* Record extracts:
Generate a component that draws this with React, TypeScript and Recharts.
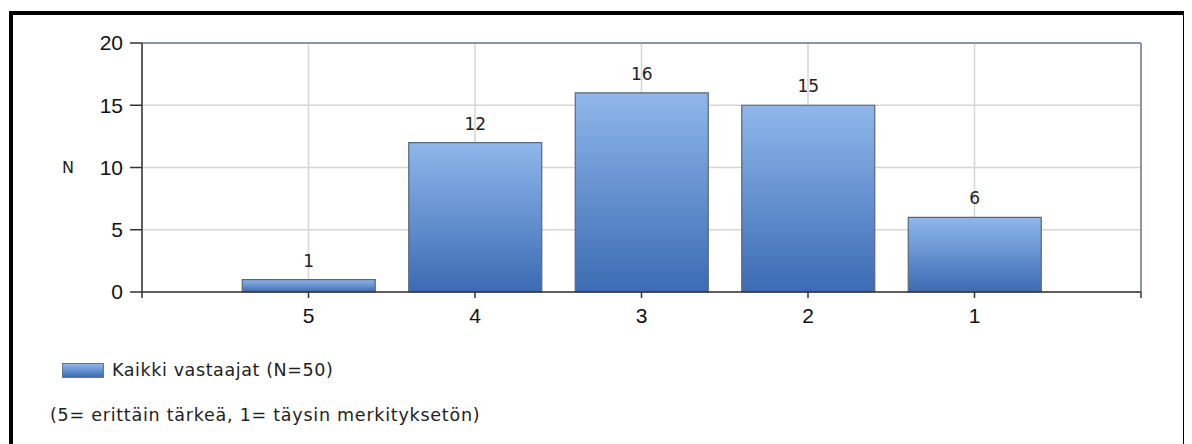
import {
  BarChart, Bar, XAxis, YAxis, CartesianGrid, LabelList, ReferenceLine,
} from "recharts";

const CATEGORIES = ["5", "4", "3", "2", "1"];
const VALUES = [1, 12, 16, 15, 6];
const Y_TICKS = [0, 5, 10, 15, 20];
const X_TICKS = [0, 1, 2, 3, 4, 5, 6];
const SERIES_NAME = "Kaikki vastaajat (N=50)";
const NOTE = "(5= erittäin tärkeä, 1= täysin merkityksetön)";
const Y_LABEL = "N";

const data = CATEGORIES.map((c, i) => ({ pos: i + 1, label: c, value: VALUES[i] }));

const AXIS_FONT = "'Liberation Sans', Arial, sans-serif";
const TEXT_FONT = "'DejaVu Sans', Verdana, sans-serif";

function xLabel(v: number) {
  const d = data.find((e) => e.pos === v);
  return d ? d.label : "";
}

export default function App() {
  return (
    <div style={{ position: "relative", width: 1176, height: 436, background: "#fff" }}>
      {/* outer frame */}
      <div
        style={{
          position: "absolute", left: 1, top: 3, width: 1170, height: 440,
          borderTop: "4px solid #000", borderLeft: "4px solid #000", borderRight: "4px solid #000",
        }}
      />
      <div style={{ position: "absolute", left: 0, top: 0 }}>
        <BarChart width={1176} height={330} data={data} margin={{ top: 35, right: 43, bottom: 16, left: 0 }}>
          <defs>
            <linearGradient id="barGrad" x1="0" y1="0" x2="0" y2="1">
              <stop offset="0%" stopColor="#8fb7eb" />
              <stop offset="100%" stopColor="#3b6bb3" />
            </linearGradient>
          </defs>
          <CartesianGrid stroke="#d6d6d6" strokeWidth={1.5} />
          <XAxis
            type="number" dataKey="pos" domain={[0, 6]} ticks={X_TICKS} height={30}
            tickFormatter={xLabel} tickSize={6} tickMargin={10}
            axisLine={{ stroke: "#333", strokeWidth: 1.5 }} tickLine={{ stroke: "#333", strokeWidth: 1.5 }}
            tick={{ fill: "#111", fontSize: 21, fontFamily: AXIS_FONT }}
          />
          <YAxis
            domain={[0, 20]} ticks={Y_TICKS} width={134} tickSize={12} tickMargin={7}
            axisLine={{ stroke: "#333", strokeWidth: 1.5 }} tickLine={{ stroke: "#333", strokeWidth: 1.5 }}
            tick={{ fill: "#111", fontSize: 21, fontFamily: AXIS_FONT }}
            label={{ value: Y_LABEL, position: "insideLeft", offset: 54, fill: "#222", fontSize: 16, fontFamily: TEXT_FONT }}
          />
          <ReferenceLine y={20} stroke="#8a97aa" strokeWidth={2} />
          <ReferenceLine x={6} stroke="#8a97aa" strokeWidth={2} />
          <Bar dataKey="value" barSize={133} fill="url(#barGrad)" stroke="#5c6677" strokeWidth={1.2} isAnimationActive={false}>
            <LabelList dataKey="value" position="top" offset={13} fill="#222" fontSize={17} fontFamily={TEXT_FONT} />
          </Bar>
        </BarChart>
      </div>
      {/* legend */}
      <div style={{ position: "absolute", left: 54, top: 352, display: "flex", alignItems: "center" }}>
        <div
          style={{
            width: 40, height: 13, border: "1px solid #6b7584",
            background: "linear-gradient(#8fb7eb, #3b6bb3)",
          }}
        />
        <span style={{ marginLeft: 8, fontFamily: TEXT_FONT, fontSize: 17.5, letterSpacing: 0.6, color: "#222" }}>{SERIES_NAME}</span>
      </div>
      <div style={{ position: "absolute", left: 42, top: 397, fontFamily: TEXT_FONT, fontSize: 17.5, letterSpacing: 0.75, color: "#222", whiteSpace: "nowrap" }}>
        {NOTE}
      </div>
    </div>
  );
}
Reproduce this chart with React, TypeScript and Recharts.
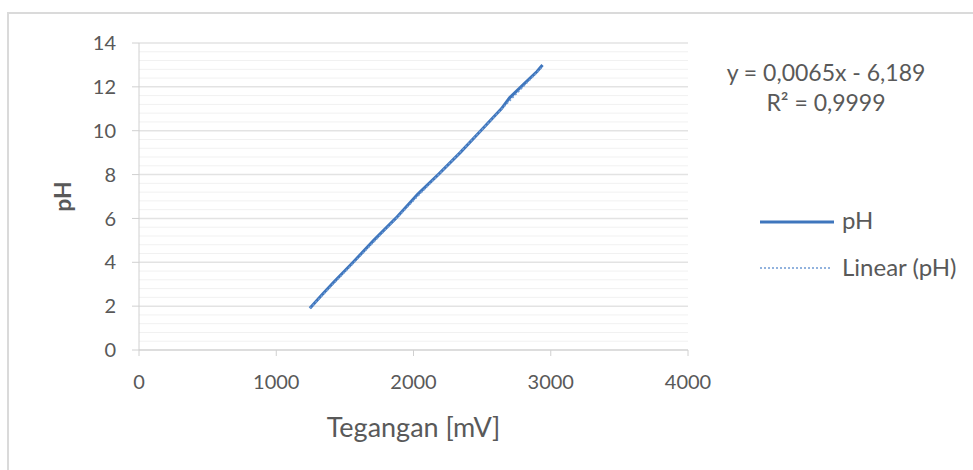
import { LineChart, Line, XAxis, YAxis, CartesianGrid, ReferenceLine, Label } from 'recharts'

const TEXT_GRAY = '#595959'
const GRID_MAJOR = '#e3e3e3'
const GRID_MINOR = '#f1f1f1'
const LINE_BLUE = '#3f76bd'
const FONT = 'Lato, "Open Sans", sans-serif'

// tegangan (mV) vs pH
const voltage = [1245, 1330, 1420, 1560, 1710, 1870, 2030, 2180, 2340, 2490, 2640, 2700, 2800, 2900, 2940]
const phValues = [1.9, 2.5, 3.1, 4.0, 5.0, 6.0, 7.1, 8.0, 9.0, 10.0, 11.0, 11.5, 12.1, 12.7, 13.0]

// trendline linear (y = 0,0065x - 6,189)
const trendVoltage = [1245, 2940]
const trendPh = [1.90, 12.92]

const xTicks = [0, 1000, 2000, 3000, 4000]
const yTicks = [0, 2, 4, 6, 8, 10, 12, 14]
const yMinorTicks = [0.4, 0.8, 1.2, 1.6, 2.4, 2.8, 3.2, 3.6, 4.4, 4.8, 5.2, 5.6, 6.4, 6.8, 7.2, 7.6, 8.4, 8.8, 9.2, 9.6, 10.4, 10.8, 11.2, 11.6, 12.4, 12.8, 13.2, 13.6]

const measured = voltage.map((v, i) => ({ x: v, ph: phValues[i] }))
const trend = trendVoltage.map((v, i) => ({ x: v, ph: trendPh[i] }))

export default function App() {
  return (
    <div style={{ position: 'absolute', left: 0, top: 0, width: 973, height: 470, background: '#fff', fontFamily: FONT }}>
      {/* garis tepi kiri & atas */}
      <div style={{ position: 'absolute', left: 7, top: 12, width: 970, height: 460, borderLeft: '2px solid #dadada', borderTop: '2px solid #dadada' }} />
      <LineChart width={973} height={470} margin={{ top: 43, right: 285, left: 99, bottom: 90 }} style={{ position: 'absolute', left: 0, top: 0 }}>
        <CartesianGrid vertical={false} stroke={GRID_MAJOR} strokeWidth={1.5} />
        {yMinorTicks.map((t) => (
          <ReferenceLine key={t} y={t} stroke={GRID_MINOR} strokeWidth={1} />
        ))}
        <XAxis
          type="number"
          dataKey="x"
          domain={[0, 4000]}
          ticks={xTicks}
          allowDataOverflow
          height={30}
          tick={{ fontSize: 20, fill: TEXT_GRAY, fontFamily: FONT }}
          stroke="#d0d0d0"
          tickSize={6}
          tickMargin={19}
        >
          <Label value="Tegangan [mV]" position="insideBottom" offset={-57} style={{ fontSize: 27, fill: TEXT_GRAY, fontFamily: FONT }} />
        </XAxis>
        <YAxis
          type="number"
          domain={[0, 14]}
          ticks={yTicks}
          width={40}
          tick={{ fontSize: 20, fill: TEXT_GRAY, fontFamily: FONT }}
          stroke="#d0d0d0"
          tickSize={7}
          tickMargin={16}
        >
          <Label value="pH" angle={-90} position="insideLeft" offset={-36} style={{ fontSize: 23, fill: TEXT_GRAY, fontWeight: 'bold', fontFamily: FONT, textAnchor: 'middle' }} />
        </YAxis>
        <Line data={measured} dataKey="ph" stroke={LINE_BLUE} strokeWidth={3} dot={false} isAnimationActive={false} />
        <Line data={trend} dataKey="ph" stroke="#6f9bd4" strokeWidth={1.5} strokeDasharray="2 2" dot={false} isAnimationActive={false} />
      </LineChart>
      {/* persamaan regresi */}
      <div style={{ position: 'absolute', left: 706, top: 57, width: 240, textAlign: 'center', color: TEXT_GRAY, fontSize: 23, lineHeight: '30px' }}>
        <div>y = 0,0065x - 6,189</div>
        <div>R² = 0,9999</div>
      </div>
      {/* legenda */}
      <svg width={973} height={470} style={{ position: 'absolute', left: 0, top: 0, pointerEvents: 'none' }}>
        <line x1={760} y1={222} x2={834} y2={222} stroke={LINE_BLUE} strokeWidth={3} />
        <text x={842} y={229} fill={TEXT_GRAY} fontSize={24} fontFamily={FONT}>pH</text>
        <line x1={760} y1={268} x2={830} y2={268} stroke="#6f9bd4" strokeWidth={1.5} strokeDasharray="2 2" />
        <text x={842} y={276} fill={TEXT_GRAY} fontSize={24} fontFamily={FONT}>Linear (pH)</text>
      </svg>
    </div>
  )
}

* What you have to do:
Only the lines from the one holding "Reproduce this chart" to the one holding "const trendPh = [1.90, 12.92]" should be returned, both included and exactly as written, with no pictures.

* Result:
Reproduce this chart with React, TypeScript and Recharts.
import { LineChart, Line, XAxis, YAxis, CartesianGrid, ReferenceLine, Label } from 'recharts'

const TEXT_GRAY = '#595959'
const GRID_MAJOR = '#e3e3e3'
const GRID_MINOR = '#f1f1f1'
const LINE_BLUE = '#3f76bd'
const FONT = 'Lato, "Open Sans", sans-serif'

// tegangan (mV) vs pH
const voltage = [1245, 1330, 1420, 1560, 1710, 1870, 2030, 2180, 2340, 2490, 2640, 2700, 2800, 2900, 2940]
const phValues = [1.9, 2.5, 3.1, 4.0, 5.0, 6.0, 7.1, 8.0, 9.0, 10.0, 11.0, 11.5, 12.1, 12.7, 13.0]

// trendline linear (y = 0,0065x - 6,189)
const trendVoltage = [1245, 2940]
const trendPh = [1.90, 12.92]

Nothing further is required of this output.